Pascal Bonitzer escribió sobre Raúl Ruiz:
«Hay en el cine una virulencia, un poder de subversión de las proporciones y de las jerarquías, un poder de subversión lógica que Raúl Ruiz pone en acción implacablemente, sin remordimiento, sin nunca plantearse la pregunta de saber si será seguido, si el público comprenderá, si incluso habrá para eso un público, sin incluso el film será exhibido. No ya que no desee que sus filmes sean vistos y apreciados, sino que él sabe que nada debe retardarlo, hacerlo flaquear, distraerlo de su voluntad corruptora, ni siquiera y menos que nada la esperanza de una «comunicación» con el público, la esperanza del feedback, esa plaga de nuestro tiempo».
Este dilema parecería ser específicamente cinematográfico: desde sus inicios, la doble condición de forma de arte e industria implicó que la producción de películas dependiera de una serie de factores económicos y extra-cinematográficos.

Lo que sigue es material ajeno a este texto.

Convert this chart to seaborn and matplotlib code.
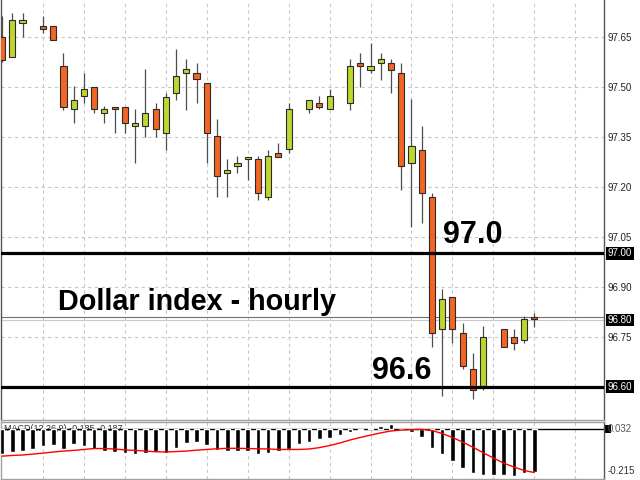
import numpy as np
import pandas as pd
import seaborn as sns
import matplotlib.pyplot as plt
import matplotlib.transforms as mtransforms
from matplotlib.patches import Rectangle

nan = np.nan

# hourly candles (gaps where the feed has no bar)
opens = [97.650, 97.590, 97.690, nan, 97.682, 97.682, 97.562, 97.432, 97.472, 97.500,
         97.422, 97.440, 97.440, 97.382, 97.382, 97.432, 97.360, 97.482, 97.542, 97.542,
         97.510, 97.352, 97.242, 97.262, 97.282, 97.282, 97.170, 97.300, 97.312, nan,
         97.432, 97.450, 97.432, nan, 97.450, 97.572, 97.550, 97.572, 97.572, 97.542,
         97.270, 97.310, 97.170, 96.772, 96.870, 96.760, 96.652, 96.602, nan, 96.772,
         96.750, 96.740, 96.810]
highs = [97.713, 97.722, 97.722, nan, 97.713, 97.682, 97.602, 97.502, 97.542, 97.500,
         97.442, 97.440, 97.440, 97.432, 97.552, 97.450, 97.480, 97.612, 97.582, 97.572,
         97.510, 97.402, 97.282, 97.292, 97.290, 97.292, 97.310, 97.332, 97.452, nan,
         97.460, 97.472, 97.492, nan, 97.582, 97.602, 97.632, 97.602, 97.582, 97.572,
         97.462, 97.382, 97.182, 96.892, 96.870, 96.792, 96.702, 96.782, nan, 96.772,
         96.772, 96.812, 96.822]
lows = [97.575, 97.588, 97.650, nan, 97.662, 97.640, 97.430, 97.390, 97.450, 97.422,
        97.390, 97.360, 97.360, 97.270, 97.350, 97.350, 97.310, 97.460, 97.430, 97.450,
        97.270, 97.170, 97.170, 97.242, 97.220, 97.160, 97.160, 97.290, 97.302, nan,
        97.422, 97.432, 97.432, nan, 97.430, 97.500, 97.542, 97.520, 97.480, 97.190,
        97.080, 97.090, 96.720, 96.572, 96.730, 96.652, 96.562, 96.590, nan, 96.720,
        96.710, 96.730, 96.780]
closes = [97.580, 97.700, 97.700, nan, 97.672, 97.640, 97.440, 97.460, 97.492, 97.432,
          97.432, 97.432, 97.390, 97.390, 97.422, 97.372, 97.470, 97.532, 97.552, 97.522,
          97.360, 97.232, 97.250, 97.270, 97.290, 97.182, 97.292, 97.290, 97.432, nan,
          97.460, 97.440, 97.472, nan, 97.562, 97.562, 97.562, 97.582, 97.550, 97.262,
          97.322, 97.182, 96.762, 96.862, 96.772, 96.662, 96.590, 96.750, nan, 96.720,
          96.730, 96.802, 96.802]

# MACD(12,26,9) histogram and signal
macd_hist = [-0.107, -0.098, -0.094, -0.084, -0.072, -0.069, -0.087, -0.065, -0.072, -0.087,
             -0.094, -0.098, -0.101, -0.108, -0.104, -0.098, -0.104, -0.080, -0.061, -0.055,
             -0.069, -0.090, -0.093, -0.095, -0.095, -0.106, -0.101, -0.094, -0.087, -0.065,
             -0.055, -0.043, -0.036, -0.026, -0.012, -0.003, 0.007, 0.014, 0.022, 0.001,
             -0.012, -0.032, -0.080, -0.108, -0.137, -0.166, -0.190, -0.199, -0.199, -0.199,
             -0.202, -0.190, -0.185]
macd_signal = [-0.116, -0.113, -0.111, -0.107, -0.103, -0.098, -0.094, -0.091, -0.087, -0.083,
               -0.083, -0.085, -0.089, -0.091, -0.094, -0.097, -0.098, -0.096, -0.094, -0.090,
               -0.087, -0.084, -0.082, -0.082, -0.083, -0.084, -0.085, -0.087, -0.087, -0.087,
               -0.085, -0.079, -0.070, -0.059, -0.046, -0.035, -0.025, -0.015, -0.007, -0.003,
               -0.001, 0.000, -0.005, -0.018, -0.035, -0.055, -0.077, -0.101, -0.124, -0.146,
               -0.163, -0.178, -0.187]

price_ticks = [97.65, 97.50, 97.35, 97.20, 97.05, 96.90, 96.75]
levels = [97.00, 96.60]
level_labels = ['97.0', '96.6']
last_price = 96.80

df = pd.DataFrame({'open': opens, 'high': highs, 'low': lows, 'close': closes,
                   'hist': macd_hist, 'signal': macd_signal})
df['idx'] = np.arange(len(df))

sns.set_style('white')
plt.rcParams['font.family'] = ['Liberation Sans', 'DejaVu Sans']

GREEN = '#bfd62f'
ORANGE = '#f26522'
GRID = '#c8c8c8'

fig = plt.figure(figsize=(6.4, 4.8), dpi=100)
ax = fig.add_axes([1 / 640, 60 / 480, 603 / 640, 420 / 480])
ax2 = fig.add_axes([1 / 640, 1 / 480, 603 / 640, 57 / 480])

# candles
candles = df.dropna(subset=['open'])
up = candles['close'] >= candles['open']
ax.vlines(candles['idx'], candles['low'], candles['high'], color='#4d4d4d', lw=0.9, zorder=3)
body = (candles['close'] - candles['open']).abs().clip(lower=0.007)
bottom = np.minimum(candles['open'], candles['close'])
ax.bar(candles['idx'], body, bottom=bottom, width=0.6,
       color=np.where(up, GREEN, ORANGE), edgecolor='#2b2b2b', lw=0.8, zorder=4)

# support / resistance levels and current price
for lvl in levels:
    ax.axhline(lvl, color='black', lw=2.3, zorder=5)
ax.axhline(last_price + 0.01, color='#707070', lw=0.8, zorder=2)
ax.axhline(last_price, color='#c8c8c8', lw=0.8, zorder=2)

ax.text(5.46, 96.830, 'Dollar index - hourly', fontsize=20.7, fontweight='bold',
        color='black', va='baseline', zorder=6)
ax.text(43.1, 97.030, level_labels[0], fontsize=22, fontweight='bold', color='black',
        va='baseline', zorder=6)
ax.text(36.1, 96.622, level_labels[1], fontsize=22, fontweight='bold', color='black',
        va='baseline', zorder=6)

ax.set_xlim(-0.105, 58.81)
ax.set_ylim(96.500, 97.760)
ax.set_xticks(np.arange(4, 57, 4))
ax.set_yticks(price_ticks + [96.60])
ax.set_yticklabels([f'{v:.2f}' for v in price_ticks] + [''])
ax.yaxis.tick_right()
ax.tick_params(axis='y', length=0, pad=2.5, labelsize=7, labelcolor='#222222')
ax.tick_params(axis='x', length=0, labelbottom=False)
ax.grid(True, ls=(0, (3, 3)), color=GRID, lw=0.8)
ax.set_axisbelow(True)
for side, col in [('left', '#555555'), ('right', '#555555'), ('bottom', '#a0a0a0')]:
    ax.spines[side].set_color(col)
    ax.spines[side].set_linewidth(1)
ax.spines['top'].set_visible(False)

trans = mtransforms.blended_transform_factory(ax.transAxes, ax.transData)
for v in levels + [last_price]:
    ax.text(1.0065, v, f'{v:.2f}', transform=trans, va='center', ha='left', fontsize=7,
            color='white', clip_on=False,
            bbox=dict(boxstyle='square,pad=0.15', fc='black', ec='none'))

# MACD panel
ax2.text(0.2, 0.003, 'MACD(12,26,9) -0.185 -0.187', fontsize=6.5, color='#333333',
         va='center', zorder=1)
sns.barplot(data=df, x='idx', y='hist', native_scale=True, width=0.45, color='black',
            saturation=1, errorbar=None, ax=ax2, zorder=3)
sns.lineplot(data=df, x='idx', y='signal', color='red', lw=1, ax=ax2, zorder=4)
ax2.axhline(0, color='black', lw=1, zorder=2)
ax2.set_xlim(-0.105, 58.81)
ax2.set_ylim(-0.215, 0.032)
ax2.set_xticks(np.arange(4, 57, 4))
ax2.set_yticks([])
ax2.tick_params(axis='x', length=0, labelbottom=False)
ax2.grid(True, axis='x', ls=(0, (3, 3)), color=GRID, lw=0.8)
ax2.set_axisbelow(True)
ax2.set_xlabel('')
ax2.set_ylabel('')
for side in ['left', 'right', 'bottom', 'top']:
    ax2.spines[side].set_color('#a0a0a0')
    ax2.spines[side].set_linewidth(1)
ax2.spines['right'].set_color('#555555')

trans2 = mtransforms.blended_transform_factory(ax2.transAxes, ax2.transData)
ax2.add_patch(Rectangle((1.002, -0.017), 0.01, 0.034, transform=trans2, fc='black',
                        ec='none', clip_on=False))
ax2.text(1.0065, 0.0, '0.032', transform=trans2, va='center', ha='left', fontsize=7,
         color='#555555', clip_on=False)
ax2.text(1.0065, -0.181, '-0.215', transform=trans2, va='center', ha='left', fontsize=7,
         color='#333333', clip_on=False)

fig.savefig('out.png', dpi=100)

Sería difícil imaginar la obra de cineastas desarrollarse en absoluto secreto, como con el caso de grandes artistas póstumamente descubiertos, Vivian Maier en la fotografía, Lucía Berlín en la literatura o Van Gogh en la pintura. Quien se propusiera realizar una película debía, de antemano, considerar canales de distribución, público objetivo, modos de financiamiento. No se trata ni siquiera de un artista que busca el modo de vivir de su arte, sino de una lucha por la posibilidad de producir la obra misma que, a pesar de todas las dificultades imaginables, no era usual en las otras artes. La producción de una película, sea con fines exclusivamente comerciales o fundamentalmente experimentales, es siempre un emprendimiento. Es por esto que la postura de realizadores como Ruiz parece tan drástica al atentar contra los fundamentos que posibilitan la producción de obras. Pero este modo de concepción industrial de la obra propio del cine pareciera haber permeado a todo tipo de labores creativas, e incluso el más artesanal y personal de los trabajos echa pie atrás ante el riesgo de perderse en el ruido de la infinita oferta de manifestaciones creativas que presentan las redes sociales, convertidas a estas alturas en un catálogo creativo, con una implacable competencia por la atención del visitante. Todo está pensado como proyecto, toda labor creativa está limitada al ámbito de la comunicación social. Tal vez haya por ahí rollos sin revelar de alguien que se dedica a la fotografía y cuya sensibilidad haya encontrado nuevos modos de pensar la práctica fotográfica, no lo sabemos. Puede que en algún disco duro una carpeta albergue documentos cuya potencia literaria sería capaz de conmovernos profundamente, y que jamás llegaremos a leer. Lo que sí sabemos, es que las labores creativas que se llevan a cabo a la luz pública (y no ocultas en algún disco duro), aceptan de buena gana ciertas reglas del juego, cierta cartografía simbólica con la cual las sensibilidades individuales comulgan para, a cambio, poder navegar la sobreoferta de las redes con algún grado de repercusión.
Hay que retirarse, salirse, al menos momentáneamente. No solo salirse, sino extirpar de sí lo exterior, buscar esa soledad positiva donde quien busca crear solo alcanzará un grado mayor o menor de perfección en relación a su propia potencia. Habrá quien encuentre en esto rasgos egoístas, pero quien haga ese mismo alegato, estará constantemente, sin saberlo, disfrutando y siendo transformado por obras producidas desde ese mismo emplazamiento egoísta que rechaza. Aquello que nos conmueve, ya ni siquiera solamente en las obras, sino en las cosas mismas, es producto de su singularidad indudable. El encuentro con los objetos que nos conmueven es, como entre Nietzsche y Spinoza, el encuentro maravilloso de dos soledades. Nunca la soledad por sí misma, sino el aislamiento y la comunicación como los dos polos de la experiencia. Pero quizás es momento de otorgar a la tan temida soledad el lugar que merece, como el espacio donde ocurre lo realmente singular. Hoy, una fobia al aislamiento, un miedo a no poder volver a la comunicación una vez que se haya pasado por él, atraviesa toda nuestra cultura digital. Desconozco las causas y fundamentos de esta fobia, pero hipótesis habrán por miles. No puedo evitar pensar que una cultura obsesionada con la comunicación y reacia a la soledad es una cultura que rechaza la fuente de aquello que admira, y producirá creadores que se autoflagelan, que mutilan la parte de sí que surge desde la soledad más positiva, para amoldarse y aferrarse al mundo de la comunicación y lo comunicable.